Smith told the Mail & Guardian the city had “been informed” that cash had been paid to “specific persons” to spur protests. The city is adamant that suspicious activity is behind the protests rather than legitimate concerns for basic housing. Divisive rhetoric has been a common thread in all the protests, Smith said.
“Listen to the hate messages being circulated. They are very similar and are designed to inflame conflict between communities in conflict. We can’t prove who is driving it … We are told that specific persons are being paid to drive conflict but there is also a devious social media campaign to spread hate and division.”
[Waging war: Residents of Siqalo informal settlement blocked the M7 in protest for better services but they were attacked by backyard dwellers from Mitchells Plain. (David Harrison/M&G)]

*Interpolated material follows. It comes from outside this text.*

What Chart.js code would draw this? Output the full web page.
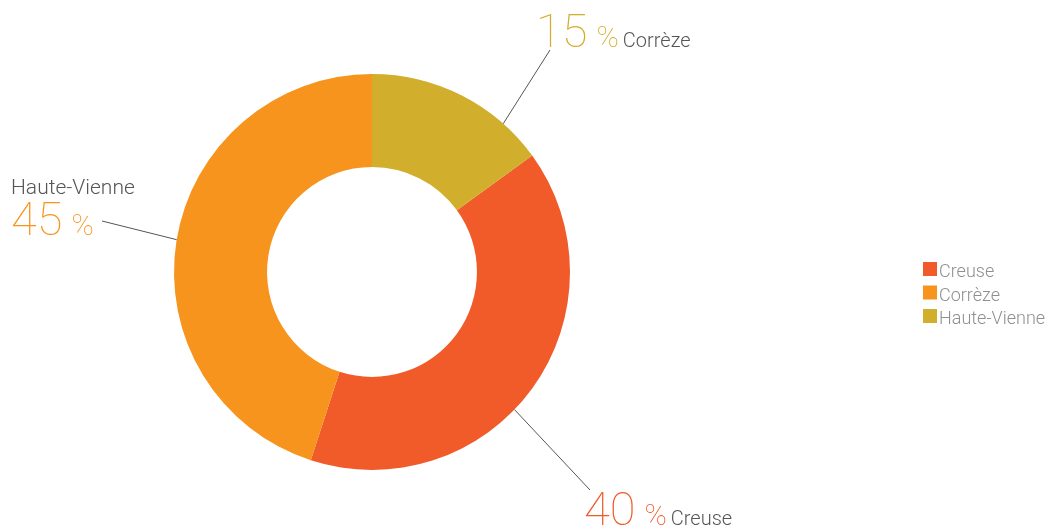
<!DOCTYPE html>
<html>
<head>
<meta charset="utf-8">
<script src="https://cdn.jsdelivr.net/npm/chart.js@4"></script>
<style>
  html, body { margin: 0; padding: 0; background: #fff; }
  #wrap { width: 1051px; height: 528px; }
</style>
</head>
<body>
<div id="wrap"><canvas id="chart" width="1051" height="528"></canvas></div>
<script>
// data
const labels = ["Creuse", "Corrèze", "Haute-Vienne"];
const values = [40, 45, 15];
const colors = ["#F15A29", "#F7941D", "#D1AE2B"];
// names written next to each slice in the reference
const calloutNames = ["Creuse", "Haute-Vienne", "Corrèze"];

const FONT = "Roboto, 'Open Sans', sans-serif";

// callout layout: angle on the ring where the line starts, line end, text spot
const callouts = [
    { angle: 134, end: [590, 490], x: 584, y: 525, mode: "inline" },
    { angle: 279.4, end: [102, 221], x: 11, y: 235, mode: "stacked" },
    { angle: 41.5, end: [550, 50], x: 536, y: 47, mode: "inline" }
];

const calloutPlugin = {
    id: "callouts",
    afterDraw(chart) {
        const ctx = chart.ctx;
        const meta = chart.getDatasetMeta(0);
        ctx.save();
        meta.data.forEach((arc, i) => {
            const c = callouts[i];
            const a = (c.angle - 90) * Math.PI / 180;
            const sx = arc.x + Math.cos(a) * arc.outerRadius;
            const sy = arc.y + Math.sin(a) * arc.outerRadius;
            ctx.strokeStyle = "#555";
            ctx.lineWidth = 1;
            ctx.beginPath();
            ctx.moveTo(sx, sy);
            ctx.lineTo(c.end[0], c.end[1]);
            ctx.stroke();

            ctx.textBaseline = "alphabetic";
            ctx.textAlign = "left";
            let x = c.x;
            let y = c.y;
            if (c.mode === "stacked") {
                ctx.font = "300 21px " + FONT;
                ctx.fillStyle = "#555";
                ctx.fillText(calloutNames[i], x, y - 41);
            }
            ctx.fillStyle = colors[i];
            ctx.font = "100 47px " + FONT;
            ctx.fillText(String(values[i]), x, y);
            x += ctx.measureText(String(values[i])).width + 9;
            ctx.font = "100 30px " + FONT;
            ctx.fillText("%", x, y);
            x += ctx.measureText("%").width + 4;
            if (c.mode === "inline") {
                ctx.font = "300 20px " + FONT;
                ctx.fillStyle = "#555";
                ctx.fillText(calloutNames[i], x, y);
            }
        });

        // legend
        ctx.font = "300 18px " + FONT;
        labels.forEach((lab, i) => {
            const y = 262 + i * 23.5;
            ctx.fillStyle = colors[i];
            ctx.fillRect(923, y, 14, 14);
            ctx.fillStyle = "#8f8f8f";
            ctx.fillText(lab, 939, y + 15);
        });
        ctx.restore();
    }
};

new Chart(document.getElementById("chart"), {
    type: "doughnut",
    data: {
        labels: labels,
        datasets: [{
            data: values,
            backgroundColor: colors,
            borderWidth: 0
        }]
    },
    options: {
        responsive: false,
        animation: false,
        rotation: 54,
        cutout: "53%",
        layout: { padding: { left: 174, right: 481, top: 74, bottom: 58 } },
        plugins: {
            legend: { display: false },
            tooltip: { enabled: false }
        }
    },
    plugins: [calloutPlugin]
});
</script>
</body>
</html>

He said the city was still investigating who was stoking the protests but accused Adams of sowing conflict and of spreading “continuous misinformation about the respective roles of different spheres of government to try and blame the city for failures of national government”.
Although some residents of Woodlands, Parkwood and Vrygrond said they agreed with Gatvol Capetonian’s rhetoric, none of them had been paid to occupy land or protest.
Adams also claims his group is not behind the protests: “We simply support them.”
But the group is viewed by some as a threat and an anti-Gatvol Capetonian online forum has emerged, started by the Bishop Lavis Action Committee (Blac).
“It was Gatvol Capetonian that made a public call for land occupation by coloured people,” Blac’s Abdul Matthews says. “It comes from individuals that make outright calls for incitement to violence. And we need to dispel the notion that coloured people agree with them.”
Meanwhile in Siqalo, the recent rains have flooded the main gravel road between the shacks and the row of mobile toilets.
Timothy Nkosana (70) says the racism from Mitchells Plain residents caught him off guard.
“They undermined us. And they still do it. But we are also just like them. We suffer just like them. For instance, backyarders, they suffer as we suffer. I don’t know what is the difference. Is it because they are mostly white or what? I don’t know,” Nkosana said.
“Eastern Cape and Western Cape, we are one country … We are South African people, all of us. It’s our country.”